Highlights & Insights¶
- A paradigm shift from searching to generating — transforms adversarial prompting from "search every time" to "train once, generate forever", increasing efficiency hundreds of fold.
- The alternating optimization training framework elegantly resolves the conflict between "high search quality but slow" and "fast generation speed but requiring data."
- Human readability is not just an aesthetic demand — more readable adversarial prompts are more effective in black-box transfer scenarios! This is a counter-intuitive but crucial finding.
- Attack as defense — using AdvPrompter for both red-teaming and blue-teaming creates an iterative safety improvement loop.
- Possesses foundational tooling value for the LLM safety field — enabling continuous, fast, and diverse red-teaming.
Limitations & Future Work¶
- Training AdvPrompter still requires target LLM gradients (for the AdvPrompterOpt step) — making it inapplicable to completely black-box target LLMs.

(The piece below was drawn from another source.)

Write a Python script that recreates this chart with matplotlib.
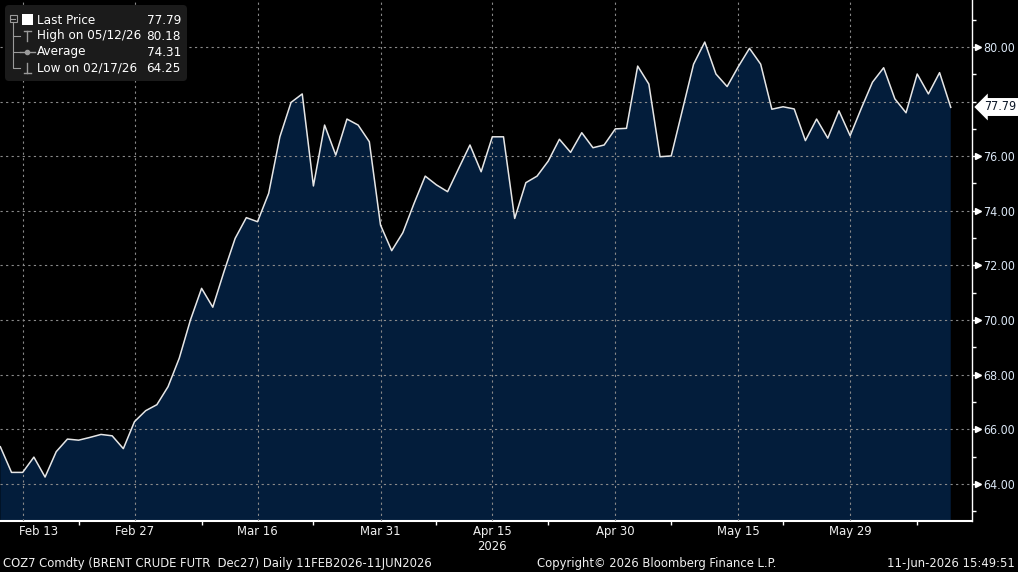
import numpy as np
import pandas as pd
import matplotlib
matplotlib.use('Agg')
import matplotlib.pyplot as plt
from matplotlib import font_manager as fm
from matplotlib.patches import Rectangle, FancyBboxPatch
from matplotlib.lines import Line2D
from matplotlib.transforms import Affine2D, ScaledTranslation, blended_transform_factory

plt.rcParams['font.family'] = ['DejaVu Sans']
# Bloomberg text is narrow: use DejaVu Sans Condensed when the system has it
cond = 'Condensed' in fm.findfont(fm.FontProperties(family='DejaVu Sans', stretch='condensed'))
if cond:
    plt.rcParams['font.stretch'] = 'condensed'
k = 1.0 if cond else 0.9

# trading days 11 Feb - 11 Jun 2026 (Good Friday closed)
dates = pd.bdate_range('2026-02-11', '2026-06-11')
dates = dates[dates != pd.Timestamp('2026-04-03')]

prices = [65.36, 64.42, 64.42, 64.98, 64.25, 65.18, 65.64, 65.60, 65.70, 65.81,
          65.76, 65.29, 66.28, 66.68, 66.90, 67.56, 68.60, 70.00, 71.16, 70.47,
          71.77, 72.99, 73.75, 73.60, 74.64, 76.71, 77.97, 78.28, 74.91, 77.14,
          76.04, 77.36, 77.14, 76.53, 73.48, 72.54, 73.20, 74.27, 75.27, 74.95,
          74.70, 75.56, 76.41, 75.43, 76.71, 76.71, 73.72, 75.03, 75.27, 75.82,
          76.62, 76.14, 76.86, 76.31, 76.41, 77.00, 77.02, 79.30, 78.64, 75.98,
          76.01, 77.69, 79.37, 80.18, 79.01, 78.55, 79.28, 79.95, 79.37, 77.72,
          77.81, 77.73, 76.57, 77.36, 76.66, 77.66, 76.75, 77.75, 78.71, 79.24,
          78.10, 77.59, 79.01, 78.28, 79.06, 77.79]

label_dates = ['2026-02-13', '2026-02-27', '2026-03-16', '2026-03-31',
               '2026-04-15', '2026-04-30', '2026-05-15', '2026-05-29']
label_text = ['Feb 13', 'Feb 27', 'Mar 16', 'Mar 31', 'Apr 15\n2026',
              'Apr 30', 'May 15', 'May 29']
minor_dates = ['2026-02-20', '2026-03-09', '2026-03-23', '2026-04-08',
               '2026-04-22', '2026-05-07', '2026-05-21', '2026-06-08']
y_major = [64, 66, 68, 70, 72, 74, 76, 78, 80]
y_minor = [63, 65, 67, 69, 71, 73, 75, 77, 79, 81]

legend_names = ['Last Price', 'High on 05/12/26', 'Average', 'Low on 02/17/26']
legend_values = ['77.79', '80.18', '74.31', '64.25']
last_price = 77.79

footer_left = 'COZ7 Comdty (BRENT CRUDE FUTR  Dec27) Daily 11FEB2026-11JUN2026'
footer_mid = 'Copyright\u00a9 2026 Bloomberg Finance L.P.'
footer_right = '11-Jun-2026 15:49:51'

W, H = 1018, 572
fig = plt.figure(figsize=(W / 100, H / 100), dpi=100, facecolor='black')
ax = fig.add_axes([0, 51 / H, 972 / W, 1 - 51 / H])
ax.set_facecolor('black')

x = np.arange(len(prices))
ax.fill_between(x, prices, 0, color='#031d3b', lw=0, zorder=1)
ax.plot(x, prices, color='#e6e6e6', lw=1.1, zorder=3)
ax.set_xlim(-0.03, 86.9)
ax.set_ylim(62.64, 81.72)

pos = lambda ds: [dates.get_loc(pd.Timestamp(d)) for d in ds]
ax.set_xticks(pos(label_dates))
ax.set_xticklabels(label_text)
ax.set_xticks(pos(minor_dates), minor=True)

ax.yaxis.tick_right()
ax.set_yticks(y_major)
ax.set_yticklabels(['' if v == 78 else '%.2f' % v for v in y_major])
ax.set_yticks(y_minor, minor=True)

ax.tick_params(axis='x', which='major', length=0, pad=3, labelcolor='#f0f0f0',
               labelsize=9.4 * k)
ax.tick_params(axis='x', which='minor', length=3, width=1, color='white', direction='out')
ax.tick_params(axis='y', which='major', length=3, width=1, color='white', pad=5,
               labelcolor='#dbe7f5', labelsize=8.9 * k)
ax.tick_params(axis='y', which='minor', length=3, width=1, color='white')
first = ax.get_xticklabels()[0]
first.set_ha('left')
first.set_transform(first.get_transform() + ScaledTranslation(-4 / 100, 0, fig.dpi_scale_trans))

ax.grid(True, which='major', color='#8a8a8a', ls=(0, (2, 3)), lw=0.8, zorder=2)
ax.set_axisbelow(False)
for s in ['left', 'top']:
    ax.spines[s].set_visible(False)
ax.spines['bottom'].set_color('white')
ax.spines['bottom'].set_linewidth(1.5)
ax.spines['right'].set_color('white')
ax.spines['right'].set_linewidth(1)

# triangle markers at labelled y ticks
bt = blended_transform_factory(ax.transAxes, ax.transData)
tri = [v for v in y_major if v != 78]
ax.plot([1.0057] * len(tri), tri, ls='none', marker='>', ms=5, color='white',
        transform=bt, clip_on=False)

# pixel coordinate transform (origin top-left)
px = Affine2D().scale(1 / W, -1 / H).translate(0, 1) + fig.transFigure

# last price tag
fig.text(984, 107, '%.2f' % last_price, transform=px, ha='left', va='center',
         fontsize=8.9 * k, color='#0b1626',
         bbox=dict(boxstyle='larrow,pad=0.2', fc='white', ec='none'))

# legend box
fig.add_artist(FancyBboxPatch((5, 5), 182, 76, boxstyle='round,pad=0,rounding_size=4',
                              transform=px, fc='#1b1b1b', ec='none'))
g = '#9a9a9a'
fig.add_artist(Rectangle((10, 15), 7, 7, transform=px, fill=False, ec=g, lw=0.8))
fig.add_artist(Line2D([11.5, 15.5], [18.5, 18.5], transform=px, color=g, lw=0.8))
fig.add_artist(Line2D([13.5, 13.5, 20], [22, 68, 68], transform=px, color=g, lw=0.8))
for yy in (36, 52):
    fig.add_artist(Line2D([13.5, 20], [yy, yy], transform=px, color=g, lw=0.8))
fig.add_artist(Rectangle((22, 14), 11, 11, transform=px, fc='white', ec='none'))
fig.add_artist(Line2D([24, 31], [31, 31], transform=px, color=g, lw=1))
fig.add_artist(Line2D([27.5, 27.5], [31, 41], transform=px, color=g, lw=1))
fig.add_artist(Line2D([20, 35], [52, 52], transform=px, color=g, lw=1))
fig.add_artist(Line2D([27.5], [52], transform=px, color=g, marker='o', ms=3, ls='none'))
fig.add_artist(Line2D([27.5, 27.5], [63, 73], transform=px, color=g, lw=1))
fig.add_artist(Line2D([24, 31], [73, 73], transform=px, color=g, lw=1))
for i, (n, v) in enumerate(zip(legend_names, legend_values)):
    yy = 20 + i * 16
    fig.text(37, yy, n, transform=px, ha='left', va='center', fontsize=9.6 * k, color='white')
    fig.text(181, yy, v, transform=px, ha='right', va='center', fontsize=9.6 * k, color='white')

# footer
fs = 9.3 * k
fig.text(3, 563, footer_left, transform=px, ha='left', va='center', fontsize=fs, color='#f0f0f0')
fig.text(657, 563, footer_mid, transform=px, ha='center', va='center', fontsize=fs, color='#f0f0f0')
fig.text(1015, 563, footer_right, transform=px, ha='right', va='center', fontsize=fs, color='#f0f0f0')

fig.savefig('out.png', dpi=100, facecolor='black')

- As target LLM safety alignment improves, AdvPrompter may need to be retrained.
- There is a trade-off between readability and attack success rate — fully readable suffixes have slightly lower ASR.
- Evaluated only on English — multilingual jailbreaking remains to be explored.
- Ethical risks: This tool could be used maliciously — the paper discusses responsible use policies.
Related Work & Insights¶
- vs GCG: Discrete token search \(\rightarrow\) unreadable, slow; AdvPrompter continuous optimization + distillation \(\rightarrow\) readable, fast.
- vs AutoDAN: Uses fixed template variants \(\rightarrow\) not adaptive to inputs; AdvPrompter generates customized suffixes for each input.
- vs PAIR: Multi-turn LLM dialog \(\rightarrow\) slow; AdvPrompter single forward pass \(\rightarrow\) fast.
- Insight: A "generative" approach to adversarial attacks may be more practical than a "search-based" approach — similar to the paradigm shift from MCMC to normalizing flows.
Rating¶
- Novelty: ⭐⭐⭐⭐⭐ The paradigm shift from search to generation is highly original.
- Experimental Thoroughness: ⭐⭐⭐⭐⭐ Evaluated on open/closed-source targets, AdvBench/HarmBench, adversarial training, and comprehensive ablations.
- Writing Quality: ⭐⭐⭐⭐ Clear and intuitive.
- Value: ⭐⭐⭐⭐⭐ Possesses foundational tool value for LLM safety research.